▶ Data supplied:
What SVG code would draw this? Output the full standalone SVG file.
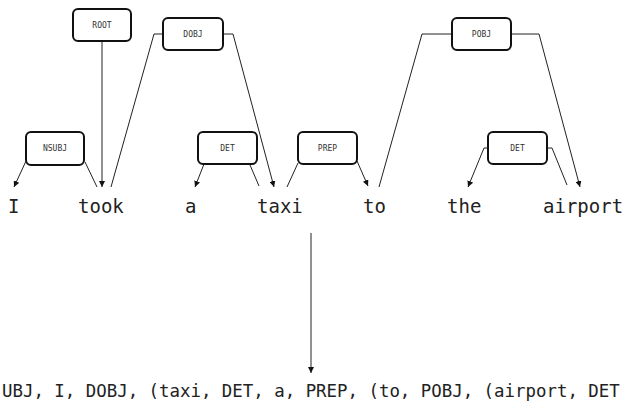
<svg xmlns="http://www.w3.org/2000/svg" width="625" height="408" viewBox="0 0 625 408">
<defs>
<marker id="ah" viewBox="0 0 10 10" refX="10" refY="5" markerWidth="6" markerHeight="6" orient="auto" markerUnits="userSpaceOnUse">
<path d="M0,0 L10,5 L0,10 z" fill="#111"/>
</marker>
<style>
.box{fill:#fff;stroke:#111;stroke-width:2}
.lbl{font-family:"DejaVu Sans Mono","Liberation Mono",monospace;font-size:8px;fill:#333;text-anchor:middle}
.word{font-family:"DejaVu Sans Mono","Liberation Mono",monospace;font-size:19px;fill:#222}
.out{font-family:"DejaVu Sans Mono","Liberation Mono",monospace;font-size:17.4px;fill:#222}
.ln{fill:none;stroke:#222;stroke-width:1}
.ar{fill:none;stroke:#222;stroke-width:1;marker-end:url(#ah)}
</style>
</defs>
<rect width="625" height="408" fill="#fff"/>
<g id="connectors">
<path class="ar" d="M102,41 L102,187"/>
<path class="ar" d="M26,161 L14,187"/>
<path class="ln" d="M85,162 L97,187"/>
<path class="ln" d="M163,34 L154,34 L111,187"/>
<path class="ar" d="M223,34 L233,34 L274,187"/>
<path class="ar" d="M204,164 L195,187"/>
<path class="ln" d="M250,165 L259,186"/>
<path class="ln" d="M298,163 L287,187"/>
<path class="ar" d="M357,161 L368,186"/>
<path class="ln" d="M452,34 L422,34 L379,187"/>
<path class="ar" d="M511,34 L539,34 L580,187"/>
<path class="ar" d="M488,148 L484,148 L468,187"/>
<path class="ln" d="M547,148 L552,148 L567,185"/>
<path class="ar" d="M311,233 L311,373"/>
</g>
<g id="root"><rect class="box" x="73" y="9" width="58" height="32" rx="5"/><text class="lbl" x="102" y="28">ROOT</text></g>
<g id="dobj"><rect class="box" x="163" y="18" width="60" height="32" rx="5"/><text class="lbl" x="193" y="37">DOBJ</text></g>
<g id="pobj"><rect class="box" x="452" y="18" width="59" height="32" rx="5"/><text class="lbl" x="481.5" y="37">POBJ</text></g>
<g id="nsubj"><rect class="box" x="26" y="132" width="58" height="33" rx="5"/><text class="lbl" x="55" y="151">NSUBJ</text></g>
<g id="det1"><rect class="box" x="198" y="132" width="59" height="32" rx="5"/><text class="lbl" x="227.5" y="151">DET</text></g>
<g id="prep"><rect class="box" x="298" y="132" width="59" height="32" rx="5"/><text class="lbl" x="327.5" y="151">PREP</text></g>
<g id="det2"><rect class="box" x="488" y="132" width="59" height="32" rx="5"/><text class="lbl" x="517.5" y="151">DET</text></g>
<g id="words">
<text class="word" x="8" y="213">I</text>
<text class="word" x="78" y="213">took</text>
<text class="word" x="185" y="213">a</text>
<text class="word" x="257" y="213">taxi</text>
<text class="word" x="363" y="213">to</text>
<text class="word" x="447" y="213">the</text>
<text class="word" x="543" y="213">airport</text>
</g>
<g id="output"><text class="out" x="2" y="397">UBJ, I, DOBJ, (taxi, DET, a, PREP, (to, POBJ, (airport, DET</text></g>
</svg>
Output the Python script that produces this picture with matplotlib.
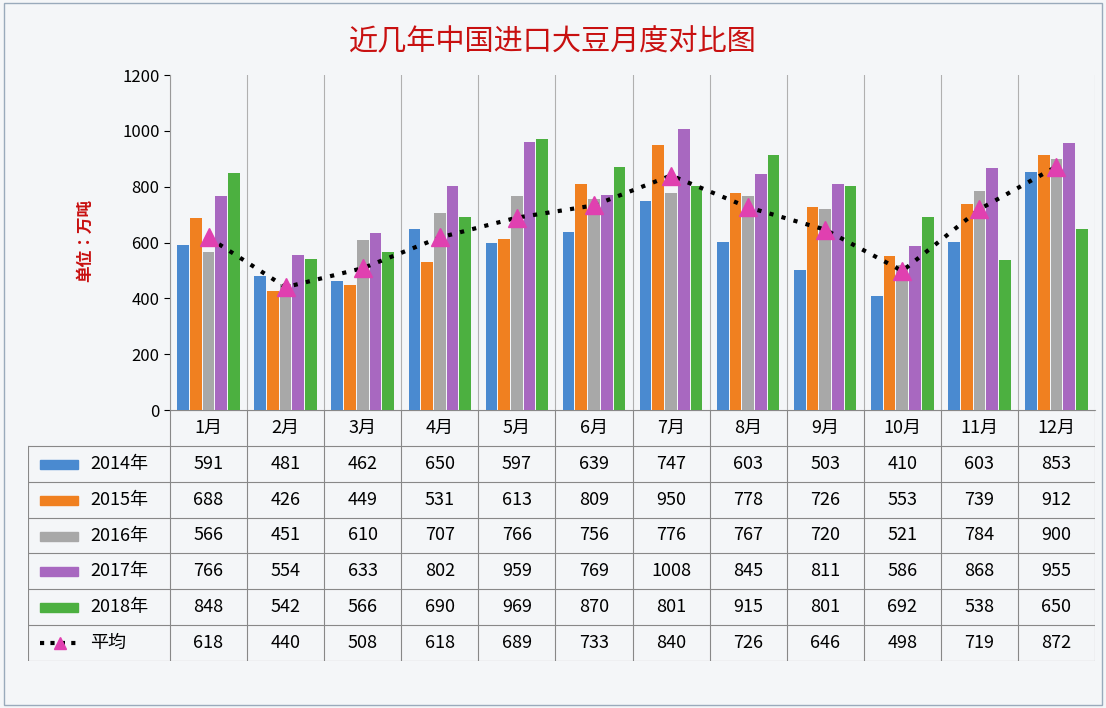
import matplotlib
matplotlib.use("Agg")
import matplotlib.pyplot as plt
from matplotlib import font_manager
import numpy as np

names = {f.name for f in font_manager.fontManager.ttflist}
cjk = [n for n in ['Noto Sans CJK SC','Noto Sans CJK JP','Noto Sans CJK TC','Noto Sans CJK KR'] if n in names]
cjk += sorted(n for n in names if 'CJK' in n)
plt.rcParams['font.family'] = cjk + ['DejaVu Sans']

months = ['1月','2月','3月','4月','5月','6月','7月','8月','9月','10月','11月','12月']
series_names = ['2014年','2015年','2016年','2017年','2018年']
v2014 = [591,481,462,650,597,639,747,603,503,410,603,853]
v2015 = [688,426,449,531,613,809,950,778,726,553,739,912]
v2016 = [566,451,610,707,766,756,776,767,720,521,784,900]
v2017 = [766,554,633,802,959,769,1008,845,811,586,868,955]
v2018 = [848,542,566,690,969,870,801,915,801,692,538,650]
avg = [618,440,508,618,689,733,840,726,646,498,719,872]
avg_name = '平均'
title = '近几年中国进口大豆月度对比图'
ylabel = '单位：万吨'

colors = ['#4a8ad0', '#f08020', '#a8a8a8', '#a868c0', '#4cb040']
series = [v2014, v2015, v2016, v2017, v2018]

W, H = 1106, 708
fig = plt.figure(figsize=(W/100, H/100), dpi=100, facecolor='#f4f6f8')
fig.add_artist(plt.Rectangle((0.004,0.004),0.992,0.992,transform=fig.transFigure,fill=False,ec='#9ab',lw=1))

L, R, T, B = 170, 1095, 75, 410
ax = fig.add_axes([L/W, 1-B/H, (R-L)/W, (B-T)/H])
ax.set_facecolor('#f4f6f8')
x = np.arange(12)
bw = 0.165
for i, (s, c) in enumerate(zip(series, colors)):
    ax.bar(x + (i-2)*bw, s, bw*0.92, color=c, zorder=3)
ax.plot(x, avg, ls=(0,(1,2)), color='black', lw=3, zorder=4)
ax.plot(x, avg, ls='none', marker='^', ms=13, color='#e040b0', zorder=5)
ax.set_xlim(-0.5, 11.5)
ax.set_ylim(0, 1200)
ax.set_yticks(range(0, 1201, 200))
ax.tick_params(axis='y', labelsize=12, length=4)
ax.set_xticks([])
for b in np.arange(-0.5, 12, 1):
    ax.axvline(b, color='#b0b0b0', lw=0.8, zorder=1)
for sp in ['top','right']:
    ax.spines[sp].set_visible(False)
ax.spines['left'].set_color('#999')
ax.spines['bottom'].set_color('#999')

fig.text(0.5, 1-42/H, title, color='#c81010', fontsize=21, ha='center', va='center')
fig.text(85/W, 1-240/H, ylabel, color='#c81010', fontsize=12, rotation=90, ha='center', va='center', fontweight='bold')

TL, TT, TB = 28, 410, 661
tax = fig.add_axes([TL/W, 1-TB/H, (R-TL)/W, (TB-TT)/H])
tax.set_xlim(TL, R); tax.set_ylim(TB, TT); tax.axis('off')
cw = (R-L)/12
rh = (TB-TT)/7
for r in range(8):
    y = TT + r*rh
    tax.plot([TL if r > 0 else L, R], [y, y], color='#888', lw=0.8)
for c in range(13):
    xx = L + c*cw
    tax.plot([xx, xx], [TT, TB], color='#888', lw=0.8)
tax.plot([TL, TL], [TT+rh, TB], color='#888', lw=0.8)
for j, m in enumerate(months):
    tax.text(L+(j+0.5)*cw, TT+0.5*rh, m, ha='center', va='center', fontsize=13)
for i in range(6):
    yc = TT + (i+1.5)*rh
    vals = series[i] if i < 5 else avg
    if i < 5:
        tax.add_patch(plt.Rectangle((40, yc-4), 38, 9, color=colors[i]))
        tax.text(90, yc, series_names[i], va='center', fontsize=13)
    else:
        tax.plot([40, 78], [yc, yc], ls=(0,(1,1.5)), color='black', lw=3)
        tax.plot([60], [yc], marker='^', ms=9, color='#e040b0')
        tax.text(90, yc, avg_name, va='center', fontsize=13)
    for j, v in enumerate(vals):
        tax.text(L+(j+0.5)*cw, yc, str(v), ha='center', va='center', fontsize=13)

fig.savefig('out.png', dpi=100, facecolor=fig.get_facecolor())
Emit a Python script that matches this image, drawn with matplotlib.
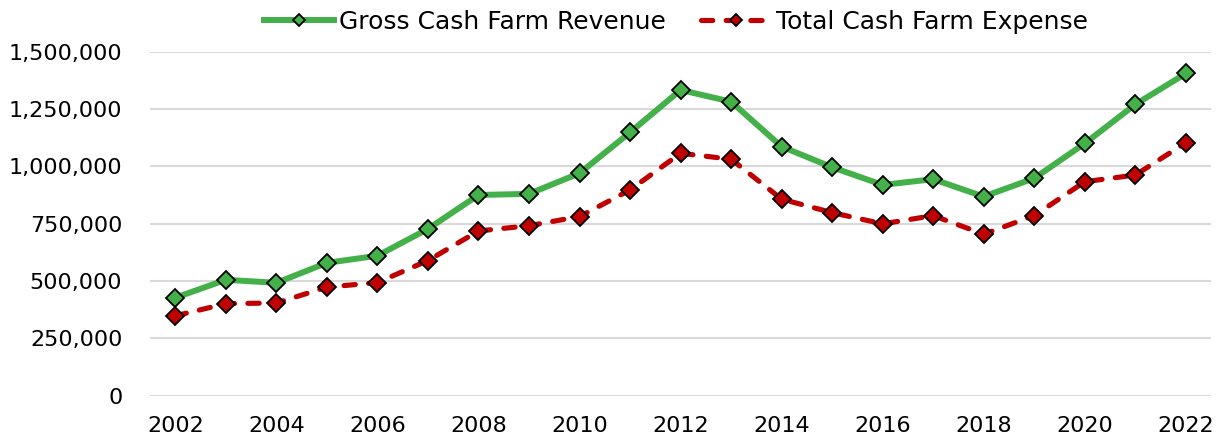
import matplotlib
matplotlib.use("Agg")
import matplotlib.pyplot as plt
from matplotlib.ticker import FuncFormatter

years = list(range(2002, 2023))
revenue = [427000, 505000, 492000, 579000, 610000, 727000, 875000, 880000, 970000,
           1148000, 1333000, 1282000, 1086000, 996000, 919000, 944000, 868000,
           948000, 1100000, 1270000, 1405000]
expense = [348000, 401000, 404000, 473000, 493000, 589000, 718000, 741000, 781000,
           897000, 1057000, 1031000, 857000, 798000, 749000, 785000, 704000,
           785000, 933000, 962000, 1103000]

plt.rcParams['font.family'] = ['DejaVu Sans']

fig = plt.figure(figsize=(12.2, 4.42), dpi=100)
ax = fig.add_axes([0.123, 0.105, 0.8697, 0.778])

ax.plot(years, revenue, color='#43B049', linewidth=4.3, marker='D', markersize=9,
        markerfacecolor='#43B049', markeredgecolor='black', markeredgewidth=1.3,
        label='Gross Cash Farm Revenue', zorder=3)
ax.plot(years, expense, color='#C00000', linewidth=3.7, linestyle=(0, (2.2, 2.6)),
        dash_capstyle='round', marker='D', markersize=9, markerfacecolor='#C00000',
        markeredgecolor='black', markeredgewidth=1.3,
        label='Total Cash Farm Expense', zorder=3)

ax.set_ylim(0, 1500000)
ax.set_xlim(2001.5, 2022.5)
ax.set_yticks(range(0, 1500001, 250000))
ax.set_xticks(range(2002, 2023, 2))
ax.yaxis.set_major_formatter(FuncFormatter(lambda v, p: f'{int(v):,}'))

ax.grid(axis='y', color='#D9D9D9', linewidth=1.5)
ax.set_axisbelow(True)
for s in ax.spines.values():
    s.set_visible(False)
ax.tick_params(length=0, labelsize=16, colors='black')
ax.tick_params(axis='y', pad=20)
ax.tick_params(axis='x', pad=15)

leg = fig.legend(loc='center', bbox_to_anchor=(0.554, 0.95), ncol=2, frameon=False,
                 fontsize=18, handlelength=2.8, columnspacing=1.4, handletextpad=0.2)
for h in leg.legend_handles:
    h.set_markersize(6.5)

fig.savefig('out.png', dpi=100)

▶ Given task: The lines you need run from the one containing "Emit a Python" down to the one containing "ax = fig.add_axes([0.123, 0.105, 0.8697, 0.778])"; print them exactly, both ends included, and leave out pictures.

▶ The output:
Emit a Python script that matches this image, drawn with matplotlib.
import matplotlib
matplotlib.use("Agg")
import matplotlib.pyplot as plt
from matplotlib.ticker import FuncFormatter

years = list(range(2002, 2023))
revenue = [427000, 505000, 492000, 579000, 610000, 727000, 875000, 880000, 970000,
           1148000, 1333000, 1282000, 1086000, 996000, 919000, 944000, 868000,
           948000, 1100000, 1270000, 1405000]
expense = [348000, 401000, 404000, 473000, 493000, 589000, 718000, 741000, 781000,
           897000, 1057000, 1031000, 857000, 798000, 749000, 785000, 704000,
           785000, 933000, 962000, 1103000]

plt.rcParams['font.family'] = ['DejaVu Sans']

fig = plt.figure(figsize=(12.2, 4.42), dpi=100)
ax = fig.add_axes([0.123, 0.105, 0.8697, 0.778])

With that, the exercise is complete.